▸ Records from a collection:
_____
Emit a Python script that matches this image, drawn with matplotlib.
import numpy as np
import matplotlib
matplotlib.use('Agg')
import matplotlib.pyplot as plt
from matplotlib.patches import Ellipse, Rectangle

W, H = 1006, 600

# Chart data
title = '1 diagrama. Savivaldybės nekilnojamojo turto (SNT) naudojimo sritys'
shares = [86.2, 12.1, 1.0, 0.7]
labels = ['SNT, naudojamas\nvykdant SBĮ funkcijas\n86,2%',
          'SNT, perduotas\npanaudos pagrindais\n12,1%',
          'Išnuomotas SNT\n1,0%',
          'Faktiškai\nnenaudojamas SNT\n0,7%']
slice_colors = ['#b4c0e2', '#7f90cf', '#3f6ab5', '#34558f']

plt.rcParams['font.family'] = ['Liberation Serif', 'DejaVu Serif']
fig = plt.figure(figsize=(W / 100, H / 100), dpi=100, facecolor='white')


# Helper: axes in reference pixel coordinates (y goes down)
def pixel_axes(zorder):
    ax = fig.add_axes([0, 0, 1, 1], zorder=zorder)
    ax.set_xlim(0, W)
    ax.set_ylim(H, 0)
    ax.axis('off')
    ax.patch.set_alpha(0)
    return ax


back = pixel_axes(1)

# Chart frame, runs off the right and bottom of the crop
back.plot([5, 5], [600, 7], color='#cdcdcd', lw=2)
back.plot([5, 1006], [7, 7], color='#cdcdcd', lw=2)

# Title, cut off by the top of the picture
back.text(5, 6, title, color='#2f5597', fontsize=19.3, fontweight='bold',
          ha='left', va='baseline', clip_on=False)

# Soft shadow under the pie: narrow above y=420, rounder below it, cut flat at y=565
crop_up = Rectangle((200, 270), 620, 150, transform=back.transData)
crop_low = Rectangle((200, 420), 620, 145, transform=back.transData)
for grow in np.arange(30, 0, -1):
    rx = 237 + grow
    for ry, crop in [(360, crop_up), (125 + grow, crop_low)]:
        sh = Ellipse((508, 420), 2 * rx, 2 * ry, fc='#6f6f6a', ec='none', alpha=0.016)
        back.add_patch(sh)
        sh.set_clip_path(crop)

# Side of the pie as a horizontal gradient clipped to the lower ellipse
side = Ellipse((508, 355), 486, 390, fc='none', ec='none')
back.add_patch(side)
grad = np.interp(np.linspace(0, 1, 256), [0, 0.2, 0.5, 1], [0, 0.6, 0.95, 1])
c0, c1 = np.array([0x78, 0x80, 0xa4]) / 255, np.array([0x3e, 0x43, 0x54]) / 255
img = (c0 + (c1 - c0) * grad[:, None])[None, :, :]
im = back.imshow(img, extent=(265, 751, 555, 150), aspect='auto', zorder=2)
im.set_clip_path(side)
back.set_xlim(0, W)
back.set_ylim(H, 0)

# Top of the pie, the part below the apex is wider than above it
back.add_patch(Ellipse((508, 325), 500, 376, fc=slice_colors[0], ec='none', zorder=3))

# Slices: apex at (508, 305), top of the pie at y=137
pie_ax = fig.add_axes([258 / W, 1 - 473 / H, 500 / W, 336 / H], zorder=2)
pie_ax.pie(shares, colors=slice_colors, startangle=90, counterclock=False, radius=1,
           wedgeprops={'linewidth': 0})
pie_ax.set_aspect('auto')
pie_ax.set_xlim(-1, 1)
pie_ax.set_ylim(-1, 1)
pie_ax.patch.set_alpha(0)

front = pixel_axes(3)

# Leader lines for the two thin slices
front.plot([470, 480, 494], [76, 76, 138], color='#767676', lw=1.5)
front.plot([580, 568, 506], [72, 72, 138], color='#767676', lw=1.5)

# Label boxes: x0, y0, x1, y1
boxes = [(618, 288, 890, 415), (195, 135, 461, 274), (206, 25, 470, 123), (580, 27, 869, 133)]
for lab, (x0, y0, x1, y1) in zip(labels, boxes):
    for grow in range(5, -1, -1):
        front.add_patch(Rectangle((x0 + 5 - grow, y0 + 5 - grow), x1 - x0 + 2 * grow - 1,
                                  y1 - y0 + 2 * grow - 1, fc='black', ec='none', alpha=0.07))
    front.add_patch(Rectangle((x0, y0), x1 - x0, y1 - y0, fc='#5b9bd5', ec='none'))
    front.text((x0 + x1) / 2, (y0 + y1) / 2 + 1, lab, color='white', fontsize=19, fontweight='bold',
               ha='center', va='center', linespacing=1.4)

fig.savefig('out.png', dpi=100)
_____
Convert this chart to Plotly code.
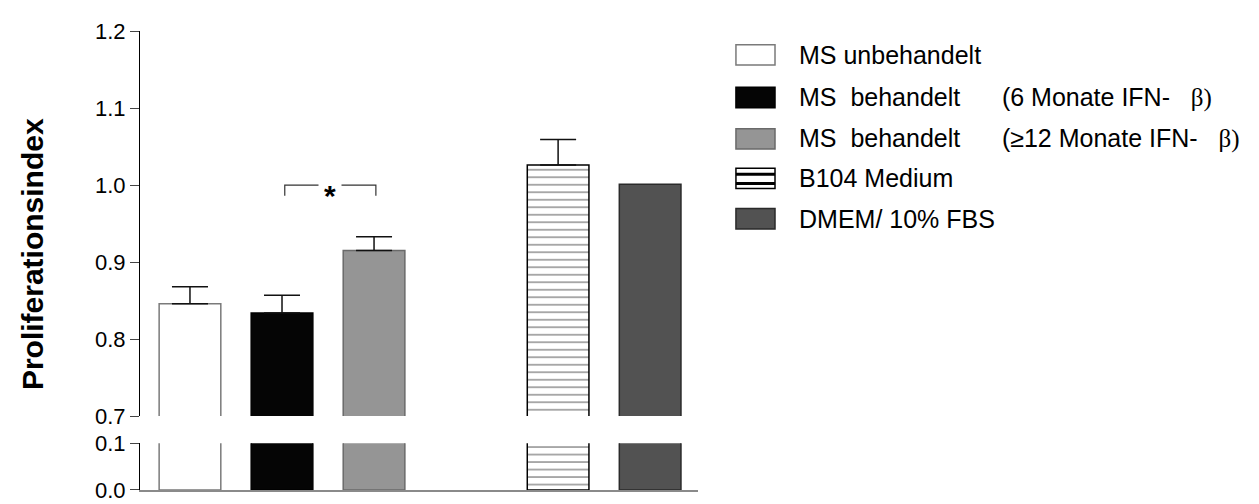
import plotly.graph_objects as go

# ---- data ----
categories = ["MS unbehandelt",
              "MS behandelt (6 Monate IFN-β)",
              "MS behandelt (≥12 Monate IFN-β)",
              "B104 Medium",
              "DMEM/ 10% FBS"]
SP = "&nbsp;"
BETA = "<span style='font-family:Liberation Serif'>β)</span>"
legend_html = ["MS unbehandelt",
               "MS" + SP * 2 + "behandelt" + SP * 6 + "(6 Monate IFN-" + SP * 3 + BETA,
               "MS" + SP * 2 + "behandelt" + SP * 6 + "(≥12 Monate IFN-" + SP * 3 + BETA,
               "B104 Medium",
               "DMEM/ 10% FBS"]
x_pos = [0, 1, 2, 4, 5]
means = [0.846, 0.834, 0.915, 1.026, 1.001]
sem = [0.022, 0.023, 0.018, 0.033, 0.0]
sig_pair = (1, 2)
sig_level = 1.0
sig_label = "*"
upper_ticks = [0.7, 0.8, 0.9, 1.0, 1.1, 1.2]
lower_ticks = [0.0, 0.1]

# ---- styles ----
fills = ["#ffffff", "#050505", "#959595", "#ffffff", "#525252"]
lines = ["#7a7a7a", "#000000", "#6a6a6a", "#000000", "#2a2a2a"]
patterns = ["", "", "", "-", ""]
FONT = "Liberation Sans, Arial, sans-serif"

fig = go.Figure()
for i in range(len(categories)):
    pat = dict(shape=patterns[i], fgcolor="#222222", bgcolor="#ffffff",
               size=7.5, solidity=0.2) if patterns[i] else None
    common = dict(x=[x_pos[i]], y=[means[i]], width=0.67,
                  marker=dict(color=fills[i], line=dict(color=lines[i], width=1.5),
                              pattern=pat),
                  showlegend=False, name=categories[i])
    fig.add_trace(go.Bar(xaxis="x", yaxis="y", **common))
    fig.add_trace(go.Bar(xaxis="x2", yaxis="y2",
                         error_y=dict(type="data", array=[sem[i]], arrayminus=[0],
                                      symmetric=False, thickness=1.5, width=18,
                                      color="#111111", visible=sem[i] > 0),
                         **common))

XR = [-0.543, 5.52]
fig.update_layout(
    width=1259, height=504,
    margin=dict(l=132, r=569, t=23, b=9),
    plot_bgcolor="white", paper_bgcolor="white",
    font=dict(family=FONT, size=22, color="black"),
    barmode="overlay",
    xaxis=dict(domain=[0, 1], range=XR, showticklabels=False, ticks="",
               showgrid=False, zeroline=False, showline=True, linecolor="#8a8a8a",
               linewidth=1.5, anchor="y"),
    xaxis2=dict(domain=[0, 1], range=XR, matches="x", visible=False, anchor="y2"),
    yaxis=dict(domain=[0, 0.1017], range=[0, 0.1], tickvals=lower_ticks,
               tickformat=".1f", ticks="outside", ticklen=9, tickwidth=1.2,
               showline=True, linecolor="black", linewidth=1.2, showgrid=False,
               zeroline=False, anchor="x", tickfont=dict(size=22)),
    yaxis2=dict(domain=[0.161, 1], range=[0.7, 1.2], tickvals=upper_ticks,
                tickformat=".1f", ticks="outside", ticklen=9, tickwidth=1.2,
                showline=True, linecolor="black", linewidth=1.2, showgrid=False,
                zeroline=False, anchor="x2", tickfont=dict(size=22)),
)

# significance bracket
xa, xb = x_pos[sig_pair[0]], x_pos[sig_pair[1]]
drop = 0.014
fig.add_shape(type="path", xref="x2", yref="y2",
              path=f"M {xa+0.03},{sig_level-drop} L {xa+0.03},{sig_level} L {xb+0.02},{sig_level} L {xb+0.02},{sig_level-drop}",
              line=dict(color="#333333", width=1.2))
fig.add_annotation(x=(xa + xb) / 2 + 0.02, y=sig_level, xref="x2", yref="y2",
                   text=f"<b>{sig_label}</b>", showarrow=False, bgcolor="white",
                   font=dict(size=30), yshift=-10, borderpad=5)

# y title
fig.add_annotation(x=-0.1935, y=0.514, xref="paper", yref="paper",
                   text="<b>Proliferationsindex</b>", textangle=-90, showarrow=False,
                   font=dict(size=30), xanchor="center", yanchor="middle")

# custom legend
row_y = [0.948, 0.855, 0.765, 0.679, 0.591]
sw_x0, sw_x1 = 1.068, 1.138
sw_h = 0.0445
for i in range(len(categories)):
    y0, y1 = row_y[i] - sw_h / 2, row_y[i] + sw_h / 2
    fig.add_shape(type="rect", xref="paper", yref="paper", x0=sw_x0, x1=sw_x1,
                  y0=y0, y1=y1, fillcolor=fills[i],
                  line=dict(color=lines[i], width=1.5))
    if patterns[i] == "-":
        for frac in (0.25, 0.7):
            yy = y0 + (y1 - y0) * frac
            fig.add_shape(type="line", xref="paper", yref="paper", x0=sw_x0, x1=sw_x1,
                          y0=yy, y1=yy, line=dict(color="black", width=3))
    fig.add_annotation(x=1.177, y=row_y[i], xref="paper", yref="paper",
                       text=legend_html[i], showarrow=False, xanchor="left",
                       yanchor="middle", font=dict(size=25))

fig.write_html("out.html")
_____
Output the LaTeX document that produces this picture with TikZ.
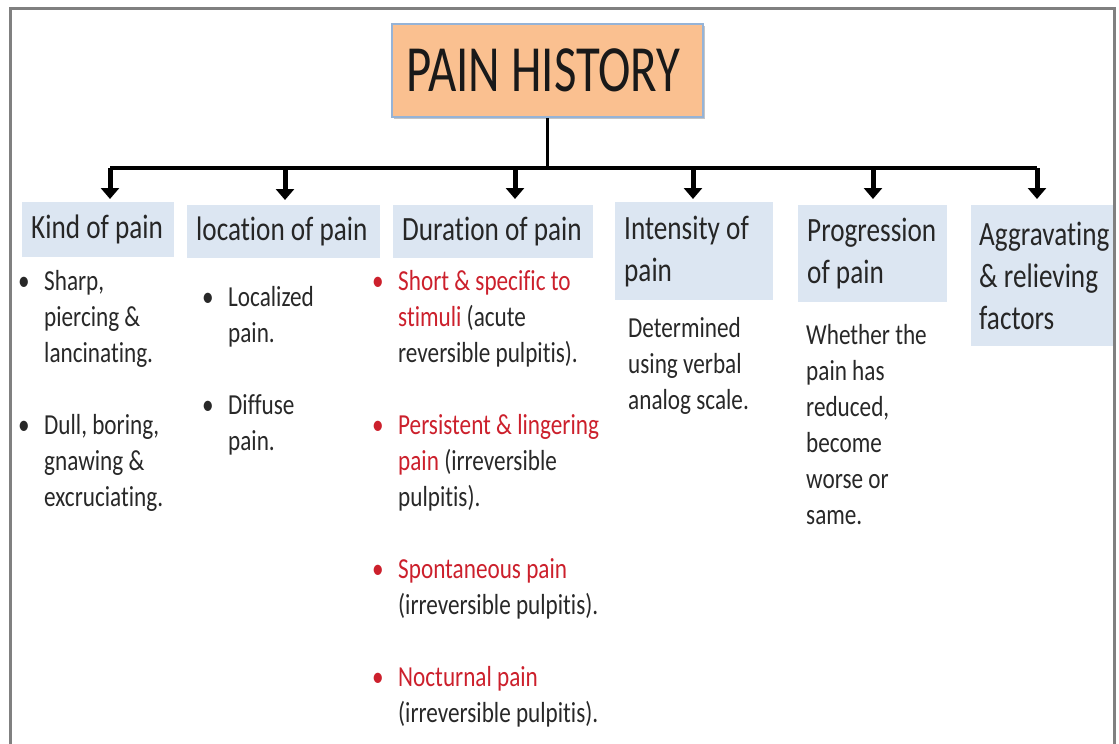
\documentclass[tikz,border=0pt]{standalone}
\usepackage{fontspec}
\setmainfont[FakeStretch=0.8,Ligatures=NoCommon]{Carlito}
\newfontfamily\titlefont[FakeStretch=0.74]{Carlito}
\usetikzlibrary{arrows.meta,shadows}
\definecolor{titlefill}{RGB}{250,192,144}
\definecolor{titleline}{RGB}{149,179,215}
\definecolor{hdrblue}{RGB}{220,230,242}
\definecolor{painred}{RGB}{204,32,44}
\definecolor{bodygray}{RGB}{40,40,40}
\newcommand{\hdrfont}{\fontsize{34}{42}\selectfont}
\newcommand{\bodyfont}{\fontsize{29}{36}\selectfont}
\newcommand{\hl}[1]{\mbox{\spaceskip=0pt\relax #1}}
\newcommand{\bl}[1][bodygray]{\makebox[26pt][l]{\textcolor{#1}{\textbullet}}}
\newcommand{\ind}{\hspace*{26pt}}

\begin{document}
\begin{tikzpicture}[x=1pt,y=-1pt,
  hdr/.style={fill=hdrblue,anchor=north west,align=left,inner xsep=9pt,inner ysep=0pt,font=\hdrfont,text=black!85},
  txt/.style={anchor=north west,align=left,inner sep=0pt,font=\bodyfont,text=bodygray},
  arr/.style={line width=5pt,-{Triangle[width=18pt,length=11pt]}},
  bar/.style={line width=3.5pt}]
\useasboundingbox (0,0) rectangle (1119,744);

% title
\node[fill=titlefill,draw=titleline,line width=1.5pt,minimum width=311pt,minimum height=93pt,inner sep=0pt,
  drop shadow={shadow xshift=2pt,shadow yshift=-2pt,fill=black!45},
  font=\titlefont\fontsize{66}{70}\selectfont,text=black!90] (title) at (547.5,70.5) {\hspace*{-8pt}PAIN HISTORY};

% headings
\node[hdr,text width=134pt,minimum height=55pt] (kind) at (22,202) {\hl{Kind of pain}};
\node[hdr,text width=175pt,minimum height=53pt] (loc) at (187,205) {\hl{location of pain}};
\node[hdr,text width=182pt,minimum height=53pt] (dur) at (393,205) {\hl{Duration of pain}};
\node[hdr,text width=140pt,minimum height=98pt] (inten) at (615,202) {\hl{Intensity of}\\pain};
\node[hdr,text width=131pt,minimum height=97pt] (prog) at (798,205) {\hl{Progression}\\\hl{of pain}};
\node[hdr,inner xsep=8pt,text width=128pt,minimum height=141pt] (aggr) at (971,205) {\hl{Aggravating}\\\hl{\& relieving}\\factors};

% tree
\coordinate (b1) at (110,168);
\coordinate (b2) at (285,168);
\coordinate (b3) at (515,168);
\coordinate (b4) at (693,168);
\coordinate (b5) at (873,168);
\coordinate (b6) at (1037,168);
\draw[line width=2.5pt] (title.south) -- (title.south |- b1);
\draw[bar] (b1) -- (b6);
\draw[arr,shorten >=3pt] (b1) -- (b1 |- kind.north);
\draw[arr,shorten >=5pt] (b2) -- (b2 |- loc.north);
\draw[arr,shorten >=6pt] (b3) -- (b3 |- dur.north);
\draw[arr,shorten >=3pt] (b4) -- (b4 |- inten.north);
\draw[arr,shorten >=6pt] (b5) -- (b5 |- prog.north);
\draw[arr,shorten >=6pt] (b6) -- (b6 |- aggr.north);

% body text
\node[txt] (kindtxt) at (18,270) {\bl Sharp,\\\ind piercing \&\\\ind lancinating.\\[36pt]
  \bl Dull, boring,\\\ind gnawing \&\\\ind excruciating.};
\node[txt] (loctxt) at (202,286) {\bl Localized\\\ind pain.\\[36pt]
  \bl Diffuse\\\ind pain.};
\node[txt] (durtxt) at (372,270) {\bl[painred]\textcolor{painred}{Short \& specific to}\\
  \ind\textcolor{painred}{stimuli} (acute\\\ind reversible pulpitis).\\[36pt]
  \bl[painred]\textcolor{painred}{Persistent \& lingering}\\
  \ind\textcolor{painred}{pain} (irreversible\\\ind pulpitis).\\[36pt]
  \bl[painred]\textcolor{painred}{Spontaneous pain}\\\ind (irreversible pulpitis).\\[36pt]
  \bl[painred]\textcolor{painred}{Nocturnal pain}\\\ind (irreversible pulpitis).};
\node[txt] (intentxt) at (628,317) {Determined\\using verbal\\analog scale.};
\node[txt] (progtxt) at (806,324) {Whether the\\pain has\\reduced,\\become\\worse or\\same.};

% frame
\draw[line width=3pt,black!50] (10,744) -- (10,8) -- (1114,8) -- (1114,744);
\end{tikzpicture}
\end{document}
_____
▸ Aim of the task: Only the lines from the one with "Emit a Python" up to the one with "back.plot([5, 1006], [7, 7], color='#cdcdcd', lw=2)" should be repeated, both included, exactly as they appear.

▸ Answer in full:
Emit a Python script that matches this image, drawn with matplotlib.
import numpy as np
import matplotlib
matplotlib.use('Agg')
import matplotlib.pyplot as plt
from matplotlib.patches import Ellipse, Rectangle

W, H = 1006, 600

# Chart data
title = '1 diagrama. Savivaldybės nekilnojamojo turto (SNT) naudojimo sritys'
shares = [86.2, 12.1, 1.0, 0.7]
labels = ['SNT, naudojamas\nvykdant SBĮ funkcijas\n86,2%',
          'SNT, perduotas\npanaudos pagrindais\n12,1%',
          'Išnuomotas SNT\n1,0%',
          'Faktiškai\nnenaudojamas SNT\n0,7%']
slice_colors = ['#b4c0e2', '#7f90cf', '#3f6ab5', '#34558f']

plt.rcParams['font.family'] = ['Liberation Serif', 'DejaVu Serif']
fig = plt.figure(figsize=(W / 100, H / 100), dpi=100, facecolor='white')


# Helper: axes in reference pixel coordinates (y goes down)
def pixel_axes(zorder):
    ax = fig.add_axes([0, 0, 1, 1], zorder=zorder)
    ax.set_xlim(0, W)
    ax.set_ylim(H, 0)
    ax.axis('off')
    ax.patch.set_alpha(0)
    return ax


back = pixel_axes(1)

# Chart frame, runs off the right and bottom of the crop
back.plot([5, 5], [600, 7], color='#cdcdcd', lw=2)
back.plot([5, 1006], [7, 7], color='#cdcdcd', lw=2)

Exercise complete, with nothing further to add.